The Nasdaq composite index rose for a seventh straight day, the longest winning streak in a year, as Priceline Group led a rally in Internet stocks.
Priceline climbed 8.5 percent after posting better-than-estimated fourth-quarter earnings. Walmart Stores lost 3.2 percent after saying wage increases and other spending initiatives will boost expenses. Energy companies in the Standard & Poor’s 500 index slipped 0.8 percent, after earlier falling 2.5 percent, as crude trimmed losses.
The Nasdaq composite climbed 0.4 percent to 4,924.7, the highest level since March 2000. The S&P 500 fell 0.1 percent to 2,097.45. The Dow Jones industrial average declined 44.08 points, or 0.2 percent, to 17,985.77. About 6 billion shares changed hands on U.S. exchanges, 13 percent below the three-month average.
“Markets are either making new highs or going to pre-2008 highs,” Paul Zemsky, the head of multi-asset strategies at Voya Investment Management LLC, which oversees $213 billion, said by phone from New York. “The backdrop is still pretty good for equities and people are still climbing the wall of worry. With interest rates low around the world, you’re not going to find many other places with better returns.”
The Nasdaq composite has soared 4.2 percent in seven days. It is now 2.5 percent away from an all-time high reached in March 2000, which preceded a 78 percent drop in the shares.
While the Nasdaq has been rallying, the S&P 500 has barely budged from its record level. The benchmark index has closed within four points of 2,100 for four consecutive days, reaching its highest level of 2,100.34 on Feb. 17.
Equities pared earlier losses Thursday on speculation that Greece will reach an agreement on debt negotiations. Germany is leaving the door open to an agreement on Greece’s bailout funding as officials prepare their negotiating positions going into a meeting of finance ministers in Brussels on Friday.

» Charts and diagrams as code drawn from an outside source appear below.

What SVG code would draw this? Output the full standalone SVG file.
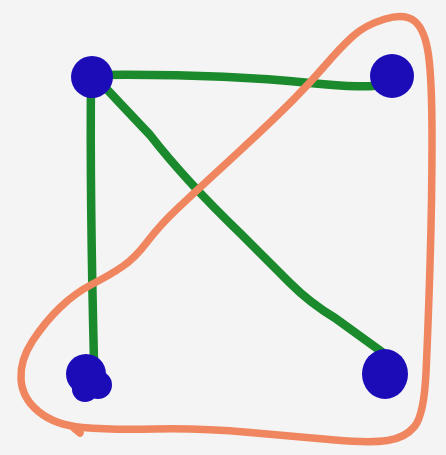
<svg xmlns="http://www.w3.org/2000/svg" width="446" height="455" viewBox="0 0 446 455">
  <style>
    .edge { fill: none; stroke: #1a8a2c; stroke-width: 8.5; stroke-linecap: round; stroke-linejoin: round; }
    .loop { fill: none; stroke: #f0865f; stroke-width: 7.5; stroke-linecap: round; stroke-linejoin: round; }
    .node { fill: #1c0cb8; }
  </style>
  <rect width="446" height="455" fill="#f4f4f4"/>
  <g id="connectors">
    <path class="edge" d="M95,75 C180,74 260,78 310,83 S370,86 385,85"/>
    <path class="edge" d="M91,80 C90,180 92,280 94,362"/>
    <path class="edge" d="M100,82 L150,135 Q185,180 240,233 L290,283 Q310,303 335,318 L382,352"/>
  </g>
  <g id="node-top-left"><circle class="node" cx="92" cy="77" r="21"/></g>
  <g id="node-top-right"><circle class="node" cx="392" cy="76" r="22"/></g>
  <g id="node-bottom-left">
    <circle class="node" cx="86" cy="374" r="20"/>
    <circle class="node" cx="98" cy="385" r="14"/>
    <circle class="node" cx="85" cy="389" r="13"/>
  </g>
  <g id="node-bottom-right"><ellipse class="node" cx="385" cy="374" rx="23" ry="25"/></g>
  <g id="loop">
    <path class="loop" d="M385,19 Q405,13 415,21.5 Q425,30 428.5,55 Q432,80 432,140 Q432,200 430,265 Q428,330 426,372.5 Q424,415 414.5,426.5 Q405,438 387.5,440.5 Q370,443 335,440 Q300,437 250,432.5 Q200,428 155,429 Q110,430 82.5,427.5 Q55,425 38.5,411.5 Q22,398 21,379 Q20,360 32.5,341 Q45,322 60,307.5 Q75,293 92.5,284 Q110,275 122.5,266.5 Q135,258 147.5,241.5 Q160,225 177.5,208.5 Q195,192 212.5,176 Q230,160 252.5,139 Q275,118 292.5,100.5 Q310,83 325,65.5 Q340,48 352.5,36.5 Q365,25 385,19 Z"/>
    <path class="loop" d="M74,428 L80,433"/>
  </g>
</svg>
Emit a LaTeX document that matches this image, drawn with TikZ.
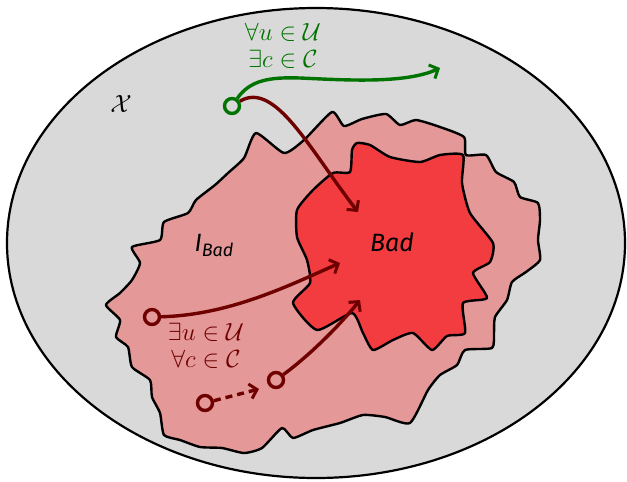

Fewer Americans than forecast filed applications for unemployment benefits last week, showing the labor market is making progress. Jobless claims fell by 21,000 to 283,000 in the week ended Feb. 14, from 304,000 in the prior period, a Labor Department report showed Thursday in Washington.
The Conference Board’s index of leading economic indicators, a measure of the outlook for the next three to six months, climbed 0.2 percent in January, the New York-based group said Thursday.
Priceline climbed 8.5 percent, its biggest gain since September 2014, after the largest U.S. online travel agent reported quarterly revenue and profit that topped analysts’ estimates, buoyed by increased international bookings through its websites. Rival TripAdvisor Inc. rose 3.6 percent to its highest level since October, while Expedia Inc. rallied 2.4 percent to a two-month high.
Facebook Inc. jumped 3.5 percent and Twitter Inc. advanced 1.8 percent, fueling a 1.6 percent rise in the Dow Jones Internet composite index.
Airlines added to Wednesday’s gains on oil’s decline, led by Delta Air Lines’ 1.4 percent rise. American Airlines Group added 1 percent and JetBlue Airways Corp. advanced 1.1 percent.
Oil prices fell 1.9 percent, paring declines of as much as 5.7 percent after a weekly government report showed U.S. crude inventories increased less than was reported by an industry group. The report showed stockpiles in the world’s biggest consumer still expanded to a record level.
Energy companies in the S&P 500 lost 0.8 percent after dropping 1.5 percent Wednesday. The group had added 3.5 percent over the three sessions prior to Wednesday’s decline.
EOG Resources fell 1.6 percent after its fourth-quarter profit missed estimates. The company plans to slash spending 40 percent and drill half the wells it did in 2014.
Transocean Ltd. slid 2 percent as analysts said the owner of the world’s largest fleet of offshore rigs will have to do more than slash its dividend by 80 percent to weather the oil price crash.